Vox has 52 MPs and this is the second time that Abascal has initiated a vote of no confidence. Unlike the previous occasion, in October 2020, when it failed and he was left alone with his deputies, this time he is not even running as a candidate. Abascal delegates Ramón Tamames, 89 years old and leader of the Communist Party of Spain in the times of the Transition.

 

The constitutionalists will have little room for criticism of the veteran economics professor’s record.
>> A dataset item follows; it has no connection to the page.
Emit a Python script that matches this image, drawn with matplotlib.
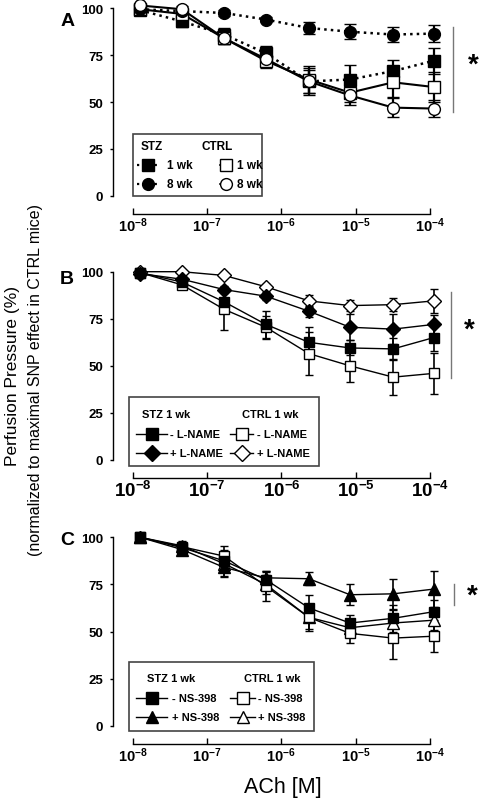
import matplotlib
matplotlib.use("Agg")
import matplotlib.pyplot as plt
from matplotlib.lines import Line2D
from matplotlib.patches import Rectangle

plt.rcParams['font.family'] = ['Liberation Sans', 'DejaVu Sans']
plt.rcParams['mathtext.fontset'] = 'custom'
plt.rcParams['mathtext.rm'] = 'Liberation Sans'
plt.rcParams['mathtext.bf'] = 'Liberation Sans:bold'

W, H = 480, 804

# ACh concentrations (M)
conc = [1.26e-8, 4.6e-8, 1.7e-7, 6.2e-7, 2.35e-6, 8.4e-6, 3.2e-5, 1.12e-4]
xticks = [1e-8, 1e-7, 1e-6, 1e-5, 1e-4]
xticklabels = [r'$\mathbf{10^{-8}}$', r'$\mathbf{10^{-7}}$', r'$\mathbf{10^{-6}}$',
               r'$\mathbf{10^{-5}}$', r'$\mathbf{10^{-4}}$']
yticks = [0, 25, 50, 75, 100]

# panel A
a_stz1 = [99, 93, 86, 76, 61, 62, 66.5, 72]
a_stz1_err = [1.5, 3, 3.5, 4, 7, 7.5, 6, 7]
a_stz8 = [99.5, 98.5, 97.5, 94, 89.5, 87.5, 86, 86.5]
a_stz8_err = [1, 1, 1.5, 1.5, 3, 4, 4, 4.5]
a_ctrl1 = [99.5, 97, 84, 72, 62, 55, 60.5, 58]
a_ctrl1_err = [1, 2, 3, 4, 7, 5, 8, 8]
a_ctrl8 = [101.5, 99.5, 84, 73, 61, 53.5, 47, 46.5]
a_ctrl8_err = [1, 1.5, 3, 4, 6, 5, 5, 4.5]

# panel B
b_stz_m = [99.5, 94.5, 84, 72, 62.5, 59.5, 59, 65]
b_stz_m_err = [1, 2, 6, 7, 8, 4, 6, 7]
b_stz_p = [99, 96, 90.5, 87, 79, 70.5, 69.5, 72]
b_stz_p_err = [1, 1.5, 2, 2, 3, 7, 8, 5]
b_ctrl_m = [99.5, 93, 80, 70.5, 56.5, 50, 44, 46]
b_ctrl_m_err = [1, 2, 11, 6, 11.5, 8.5, 9.5, 11]
b_ctrl_p = [100, 100, 98, 92, 84.5, 82, 82.5, 84.5]
b_ctrl_p_err = [0.5, 0.5, 1, 1.5, 3, 3, 3.5, 6.5]

# panel C
c_stz_m = [100, 94.5, 87.5, 77.5, 62.5, 54.5, 57, 60.5]
c_stz_m_err = [1, 3, 8, 4, 7, 4, 7, 6]
c_stz_p = [100, 93.5, 84, 78.5, 78, 69.5, 70, 72.5]
c_stz_p_err = [1, 2, 5, 3.5, 3.5, 5.5, 8, 9.5]
c_ctrl_m = [100, 95, 90, 74, 57.5, 49, 46.5, 47.5]
c_ctrl_m_err = [1, 3, 3, 8, 6, 5, 11, 8.5]
c_ctrl_p = [100, 95.5, 86, 75, 57.5, 52, 54.5, 56]
c_ctrl_p_err = [1, 2, 4, 5, 7, 4, 7, 5]

fig = plt.figure(figsize=(W / 100, H / 100), dpi=100)


def fx(x):
    return x / W


def fy(y):
    return 1 - y / H


def make_axes(top, bottom, xfs):
    # axes from x=113 to 445 px, y from value 100 (top) to 0 (bottom)
    ax = fig.add_axes([fx(113), fy(bottom), fx(445) - fx(113), fy(top) - fy(bottom)])
    ax.set_xscale('log')
    ax.set_xlim(10 ** -8.265, 10 ** -3.798)
    ax.set_ylim(0, 100)
    ax.spines['top'].set_visible(False)
    ax.spines['right'].set_visible(False)
    ax.spines['left'].set_bounds(0, 100)
    ax.spines['bottom'].set_position(('outward', 13))
    ax.spines['bottom'].set_bounds(1e-8, 1e-4)
    ax.set_xticks(xticks)
    ax.set_xticklabels(xticklabels, fontsize=xfs)
    ax.xaxis.set_minor_locator(matplotlib.ticker.NullLocator())
    ax.set_yticks(yticks)
    ax.set_yticklabels([str(v) for v in yticks], fontsize=9.5, fontweight='bold')
    ax.tick_params(axis='x', direction='in', length=4, width=1, pad=1.5)
    ax.tick_params(axis='y', direction='out', length=2.5, width=1, pad=4.5)
    for s in ('left', 'bottom'):
        ax.spines[s].set_linewidth(1)
    return ax


def series(ax, y, err, marker, filled, ls='-', lw=1.0, ms=7, elw=1.2, cap=3):
    ax.errorbar(conc, y, yerr=err, color='black', ls=ls, lw=lw, marker=marker,
                ms=ms, mfc='black' if filled else 'white', mec='black', mew=1.0,
                ecolor='black', elinewidth=elw, capsize=cap, capthick=elw,
                clip_on=False, zorder=3)


def legend_box(x0, x1, y0, y1):
    fig.add_artist(Rectangle((fx(x0), fy(y1)), fx(x1) - fx(x0), fy(y0) - fy(y1),
                             transform=fig.transFigure, fill=False,
                             edgecolor='#444444', lw=1.2))


def legend_key(xl0, xl1, xm, y, marker, filled, ls='-', lw=1.0, ms=7):
    fig.add_artist(Line2D([fx(xl0), fx(xl1)], [fy(y), fy(y)], transform=fig.transFigure,
                          color='black', ls=ls, lw=lw))
    fig.add_artist(Line2D([fx(xm)], [fy(y)], transform=fig.transFigure, marker=marker,
                          ms=ms, mfc='black' if filled else 'white', mec='black',
                          mew=1.0, ls='none'))


def ftext(x, y, s, **kw):
    fig.text(fx(x), fy(y), s, **kw)


def signif(x, y0, y1, xs, ys):
    fig.add_artist(Line2D([fx(x), fx(x)], [fy(y0), fy(y1)], transform=fig.transFigure,
                          color='#777777', lw=1))
    ftext(xs, ys, '*', fontsize=20, fontweight='bold', ha='center', va='center')


# ---- panel A
axA = make_axes(9.3, 196.7, 10.5)
series(axA, a_stz1, a_stz1_err, 's', True, ls=':', lw=1.8, ms=8, elw=1.6, cap=4.3)
series(axA, a_ctrl1, a_ctrl1_err, 's', False, ls='-', lw=1.5, ms=8, elw=1.6, cap=4.3)
series(axA, a_stz8, a_stz8_err, 'o', True, ls=':', lw=1.8, ms=8.5, elw=1.6, cap=4.3)
series(axA, a_ctrl8, a_ctrl8_err, 'o', False, ls='-', lw=1.5, ms=8.5, elw=1.6, cap=4.3)
ftext(68, 21, 'A', fontsize=14, fontweight='bold', ha='center', va='center')
signif(453, 27.7, 113.3, 473, 66)

legend_box(132.7, 261.7, 135, 196.7)
ftext(151.7, 146.7, 'STZ', fontsize=8.5, fontweight='bold', ha='center', va='center')
ftext(216.7, 146.7, 'CTRL', fontsize=8.5, fontweight='bold', ha='center', va='center')
legend_key(136.7, 160, 148, 165.7, 's', True, ls=':', lw=1.6, ms=8)
legend_key(136.7, 160, 148, 185, 'o', True, ls=':', lw=1.6, ms=8.5)
legend_key(220, 231.7, 225.5, 165.7, 's', False, lw=1.2, ms=8)
legend_key(220, 231.7, 225.5, 185, 'o', False, lw=1.2, ms=8.5)
for xx in (166.7, 236.7):
    ftext(xx, 165.7, '1 wk', fontsize=8.5, fontweight='bold', va='center')
    ftext(xx, 185, '8 wk', fontsize=8.5, fontweight='bold', va='center')

# ---- panel B
axB = make_axes(272.7, 461, 13.5)
series(axB, b_ctrl_p, b_ctrl_p_err, 'D', False, ms=7)
series(axB, b_stz_p, b_stz_p_err, 'D', True, ms=7)
series(axB, b_ctrl_m, b_ctrl_m_err, 's', False, ms=7.5)
series(axB, b_stz_m, b_stz_m_err, 's', True, ms=7.5)
ftext(67, 280, 'B', fontsize=14, fontweight='bold', ha='center', va='center')
signif(451, 293.3, 379.3, 469, 331)

legend_box(129.3, 319.3, 398.3, 467.3)
ftext(166.3, 415, 'STZ 1 wk', fontsize=8, fontweight='bold', ha='center', va='center')
ftext(270.5, 415, 'CTRL 1 wk', fontsize=8, fontweight='bold', ha='center', va='center')
legend_key(136, 166.7, 151.7, 435, 's', True, ms=8)
legend_key(136, 166.7, 151.7, 454.3, 'D', True, ms=8)
legend_key(230, 253.3, 241.7, 435, 's', False, ms=8)
legend_key(230, 253.3, 241.7, 454.3, 'D', False, ms=8)
for xx in (170, 256.7):
    ftext(xx, 435, '- L-NAME', fontsize=8, fontweight='bold', va='center')
    ftext(xx, 454.3, '+ L-NAME', fontsize=8, fontweight='bold', va='center')

# ---- panel C
axC = make_axes(538.3, 726.7, 10.5)
series(axC, c_ctrl_p, c_ctrl_p_err, '^', False, ms=8)
series(axC, c_ctrl_m, c_ctrl_m_err, 's', False, ms=7.5)
series(axC, c_stz_m, c_stz_m_err, 's', True, ms=7.5)
series(axC, c_stz_p, c_stz_p_err, '^', True, ms=8)
ftext(67, 541, 'C', fontsize=14, fontweight='bold', ha='center', va='center')
signif(454, 585, 606, 472, 597)

legend_box(129.3, 314, 663.3, 732.3)
ftext(171.3, 679.3, 'STZ 1 wk', fontsize=8, fontweight='bold', ha='center', va='center')
ftext(272.5, 679.3, 'CTRL 1 wk', fontsize=8, fontweight='bold', ha='center', va='center')
legend_key(136, 167.3, 151.7, 699, 's', True, ms=8)
legend_key(136, 167.3, 151.7, 718.3, '^', True, ms=8.5)
legend_key(230, 255, 243.3, 699, 's', False, ms=8)
legend_key(230, 255, 243.3, 718.3, '^', False, ms=8.5)
for xx in (171.7, 258.3):
    ftext(xx, 699, '- NS-398', fontsize=8, fontweight='bold', va='center')
    ftext(xx, 718.3, '+ NS-398', fontsize=8, fontweight='bold', va='center')

# shared labels
ftext(13, 376, 'Perfusion Pressure (%)', fontsize=12.5, rotation=90, ha='center', va='center')
ftext(36, 380, '(normalized to maximal SNP effect in CTRL mice)', fontsize=11.5,
      rotation=90, ha='center', va='center')
ftext(283, 788, 'ACh [M]', fontsize=15.5, ha='center', va='center')

fig.savefig('out.png', dpi=100)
Tamames was involved in the pacts of the current Constitution with the centre right (UCD) and the PSOE in 1978. The only idea Tamames shares with Vox is the urgency of removing Sánchez from power.

 

On the verge of absurdity, between March and April Congress will debate a motion of censure with an aspiring prime minister who does not intend to take office, only to give his speech; who is presented by a party alien to or contrary to his ideas and who has no support other than that of 15 per cent of the deputies.

 

The parliamentary session will be substantiated in the secondary protagonism of Abascal when he presents Tamames and then has his turn to speak to criticise Sánchez and postulate himself as an alternative to “the cowardly right wing” or “social democrat”, which is what he calls the People’s Party headed by Alberto Núñez Feijóo.

 

The main role in the motion will be left to Sánchez, who is delighted to confront the extreme right that he sees as a threat despite its downward trend in all the elections and polls of the last two years. That is why Abascal was forced to present another motion of censure, in order to regain presence and ground in the face of Feijóo’s advance in the two elections of the year: regional and local elections on 28 May and general elections six months later.

 

Sánchez sees the parliamentary elections as a very opportune moment to reinforce the message that the PP may depend on Vox when it comes to forming government majorities in several autonomous communities and many city councils. And then also in the general elections to win more seats than those of the PSOE coalition and the far left.

 

In the government, Abascal’s initiative, announced on 9 December and not registered in Congress until now, when the division in the Executive is at its most tense due to the “only yes is yes” law, has been welcomed with evident satisfaction. Sánchez will decide when it suits him best to go to the House to confirm the solidity of his parliamentary majority and the unity of his government, even if it is only at the time to vote ‘no’ to the candidate presented by Vox (Tamames), who will only represent himself.

 

The People’s Party assumes that Abascal’s real objective in the motion of censure is to halt the rise of Feijóo, who has no role in the debate because he is not a member of parliament. The Popular Party only hopes that voters will perceive that Vox does not mind giving oxygen to Sánchez in order to ensure two days of prominence. They have not hesitated to advance their abstention. They have the precedent of Pablo Casado’s ‘no’ to Abascal in 2020, the only time when the then head of the opposition was praised by the Government and the media, delighted with the right-wing row.

 

Feijóo is now being asked to follow this example, which ratifies the PP president in his decision to abstain in order to contribute as little as possible to the absurdity.